A Government that follows a an overnight halving of the solar Feed-in-Tariff (FiT), with a poorly designed and implemented Green Deal to replace previous carbon emissions reduction and energy saving schemes (CERT and CESP) – and then chooses not to enforce the Energy Company Obligation (ECO) funding requirement – does not create the necessary fertile environment for sustainable innovation.
All of these storms have driven SME businesses onto the rocks, while the ‘Big Six’ energy suppliers sail serenely on.
The Big mistake this Government is making is to entrust vital energy saving to oligopoly energy suppliers – whose shareholders are rewarded by selling more, not less, energy. It would be laughable if it were not true, but last week British Gas’ PR department blamed their abandonment of a 4,700 home energy saving retrofit project in Nottingham on the Government’s changes to ECO – after a year failing to deliver ECO–funded schemes, while lobbying George Osborne throughout to remove the obligation.
Energy saving is vital:
- To the UK’s future energy security;
- In reducing the ever rising energy bills of homeowners and occupants;
- And in reducing our damaging impact on the climate.
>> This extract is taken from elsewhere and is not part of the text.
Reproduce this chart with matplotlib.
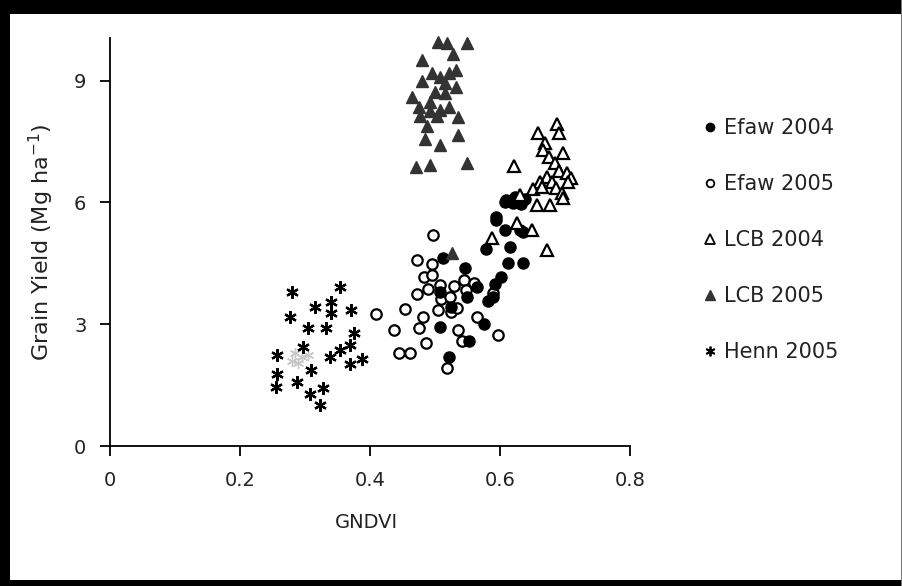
import matplotlib
matplotlib.use("Agg")
import matplotlib.pyplot as plt
from matplotlib.patches import Rectangle
from matplotlib.lines import Line2D

# ---------------- data ----------------
efaw04_x = [0.513, 0.546, 0.549, 0.564, 0.508, 0.524, 0.508, 0.553, 0.521, 0.575,
            0.579, 0.608, 0.615, 0.613, 0.635, 0.601, 0.592, 0.590, 0.582, 0.594,
            0.635, 0.608, 0.620, 0.632, 0.594, 0.631, 0.610, 0.623, 0.639]
efaw04_y = [4.62, 4.38, 3.68, 3.92, 3.80, 3.42, 2.92, 2.59, 2.20, 3.00,
            4.85, 5.32, 4.89, 4.52, 4.52, 4.17, 3.99, 3.68, 3.58, 5.57,
            5.28, 6.02, 5.98, 5.96, 5.65, 5.32, 6.06, 6.13, 6.08]

efaw05_x = [0.497, 0.473, 0.496, 0.483, 0.495, 0.489, 0.473, 0.508, 0.509, 0.523,
            0.529, 0.545, 0.548, 0.560, 0.454, 0.481, 0.504, 0.524, 0.534, 0.437,
            0.476, 0.486, 0.536, 0.541, 0.565, 0.597, 0.444, 0.461, 0.518, 0.409,
            0.590]
efaw05_y = [5.20, 4.58, 4.48, 4.16, 4.21, 3.86, 3.74, 3.97, 3.61, 3.68,
            3.94, 4.09, 3.84, 4.02, 3.37, 3.17, 3.35, 3.31, 3.39, 2.86,
            2.90, 2.54, 2.86, 2.59, 3.17, 2.73, 2.30, 2.30, 1.91, 3.25,
            3.76]

lcb04_x = [0.659, 0.688, 0.691, 0.669, 0.666, 0.676, 0.697, 0.621, 0.685, 0.691,
           0.703, 0.710, 0.672, 0.662, 0.680, 0.705, 0.651, 0.664, 0.686, 0.695,
           0.697, 0.631, 0.657, 0.677, 0.626, 0.649, 0.673, 0.587]
lcb04_y = [7.72, 7.93, 7.70, 7.46, 7.29, 7.13, 7.21, 6.90, 6.96, 6.77,
           6.72, 6.59, 6.63, 6.51, 6.51, 6.51, 6.32, 6.37, 6.35, 6.22,
           6.10, 6.18, 5.94, 5.94, 5.50, 5.32, 4.83, 5.12]

lcb05_x = [0.504, 0.518, 0.550, 0.528, 0.480, 0.533, 0.521, 0.495, 0.508, 0.480,
           0.515, 0.532, 0.500, 0.515, 0.464, 0.492, 0.476, 0.507, 0.522, 0.492,
           0.477, 0.536, 0.503, 0.487, 0.536, 0.485, 0.507, 0.471, 0.492, 0.550,
           0.526]
lcb05_y = [9.96, 9.92, 9.92, 9.66, 9.51, 9.26, 9.20, 9.18, 9.10, 9.00,
           8.93, 8.84, 8.73, 8.70, 8.60, 8.48, 8.34, 8.28, 8.34, 8.26,
           8.13, 8.10, 8.13, 7.88, 7.66, 7.55, 7.41, 6.88, 6.92, 6.96,
           4.75]

henn05_x = [0.280, 0.354, 0.315, 0.340, 0.340, 0.371, 0.277, 0.305, 0.332, 0.375,
            0.297, 0.369, 0.354, 0.257, 0.339, 0.387, 0.369, 0.257, 0.310, 0.288,
            0.255, 0.327, 0.308, 0.323]
henn05_y = [3.79, 3.92, 3.43, 3.55, 3.28, 3.35, 3.17, 2.90, 2.91, 2.79,
            2.43, 2.49, 2.37, 2.24, 2.18, 2.14, 2.02, 1.77, 1.87, 1.58,
            1.45, 1.42, 1.28, 1.01]

# faint (light grey) Henn points partly hidden in the cluster
henn05_faint_x = [0.285, 0.295, 0.290, 0.305, 0.280]
henn05_faint_y = [2.30, 2.20, 2.05, 2.25, 2.10]

x_ticks = [0, 0.2, 0.4, 0.6, 0.8]
x_ticklabels = ["0", "0.2", "0.4", "0.6", "0.8"]
y_ticks = [0, 3, 6, 9]
y_ticklabels = ["0", "3", "6", "9"]

labels = ["Efaw 2004", "Efaw 2005", "LCB 2004", "LCB 2005", "Henn 2005"]

# ---------------- figure ----------------
W, H = 903, 586
fig = plt.figure(figsize=(W / 100, H / 100), dpi=100)
fig.patch.set_facecolor("white")

ax = fig.add_axes([110 / W, 1 - 446 / H, 520 / W, (446 - 38) / H])
ax.set_xlim(0, 0.8)
ax.set_ylim(0, 10.05)

TXT = "#222222"
asterisk = (6, 2, 0)

ax.plot(henn05_faint_x, henn05_faint_y, ls="none", marker=asterisk, ms=8,
        mec="#c8c8c8", mew=1.0, clip_on=False, zorder=2)
h_henn, = ax.plot(henn05_x, henn05_y, ls="none", marker=asterisk, ms=9,
                  mec="black", mew=1.6, clip_on=False, zorder=3)
h_e05, = ax.plot(efaw05_x, efaw05_y, ls="none", marker="o", ms=7.5,
                 mfc="white", mec="black", mew=1.6, clip_on=False, zorder=3)
h_e04, = ax.plot(efaw04_x, efaw04_y, ls="none", marker="o", ms=8,
                 mfc="black", mec="black", mew=1.0, clip_on=False, zorder=4)
h_l04, = ax.plot(lcb04_x, lcb04_y, ls="none", marker="^", ms=8.5,
                 mfc="white", mec="black", mew=1.6, clip_on=False, zorder=5)
h_l05, = ax.plot(lcb05_x, lcb05_y, ls="none", marker="^", ms=9,
                 mfc="#333333", mec="#333333", mew=1.0, clip_on=False, zorder=5)

for s in ["top", "right"]:
    ax.spines[s].set_visible(False)
for s in ["left", "bottom"]:
    ax.spines[s].set_linewidth(1.3)
    ax.spines[s].set_color("black")

ax.set_xticks(x_ticks)
ax.set_xticklabels(x_ticklabels)
ax.set_yticks(y_ticks)
ax.set_yticklabels(y_ticklabels)
ax.tick_params(axis="both", direction="out", length=7, width=1.3,
               colors="black", labelcolor=TXT, labelsize=14)
ax.tick_params(axis="x", pad=11)
ax.tick_params(axis="y", pad=10)

fig.text(366 / W, 1 - 523 / H, "GNDVI", ha="center", va="center",
         fontsize=14, color=TXT)
fig.text(41 / W, 1 - 242 / H, "Grain Yield (Mg ha$^{-1}$)", ha="center",
         va="center", rotation=90, fontsize=16, color=TXT)

# legend
leg_handles = [
    Line2D([], [], ls="none", marker="o", ms=6, mfc="black", mec="black"),
    Line2D([], [], ls="none", marker="o", ms=5.5, mfc="white", mec="black", mew=1.3),
    Line2D([], [], ls="none", marker="^", ms=6.5, mfc="white", mec="black", mew=1.3),
    Line2D([], [], ls="none", marker="^", ms=7, mfc="#333333", mec="#333333"),
    Line2D([], [], ls="none", marker=asterisk, ms=7, mec="black", mew=1.3),
]
fig.legend(leg_handles, labels, loc="upper left",
           bbox_to_anchor=(703 / W, 1 - 118 / H), bbox_transform=fig.transFigure,
           frameon=False, fontsize=15, handlelength=0.7, handletextpad=0.3,
           labelspacing=1.73, borderpad=0, borderaxespad=0, labelcolor=TXT)

# outer frame (black border as in the reference)
fig.patches.append(Rectangle((0, 1 - 14 / H), 1, 14 / H, transform=fig.transFigure,
                             facecolor="black", edgecolor="none", zorder=10))
fig.patches.append(Rectangle((0, 0), 10 / W, 1, transform=fig.transFigure,
                             facecolor="black", edgecolor="none", zorder=10))
fig.patches.append(Rectangle((0, 0), 1, 6 / H, transform=fig.transFigure,
                             facecolor="black", edgecolor="none", zorder=10))
fig.patches.append(Rectangle((1 - 2 / W, 0), 2 / W, 1, transform=fig.transFigure,
                             facecolor="#777777", edgecolor="none", zorder=10))

fig.savefig("out.png", dpi=100)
The scaling back of ECO in the Autumn Statement was particularly damaging to market confidence, because it signalled the end of consensus political support for energy saving.
The next Labour Co-op Government will first need to restore trust in energy saving – breaking up the ‘Big Six’ oligopoly on the demand side (energy saving), as well as the supply side (generation and transmission), would be a great place to begin.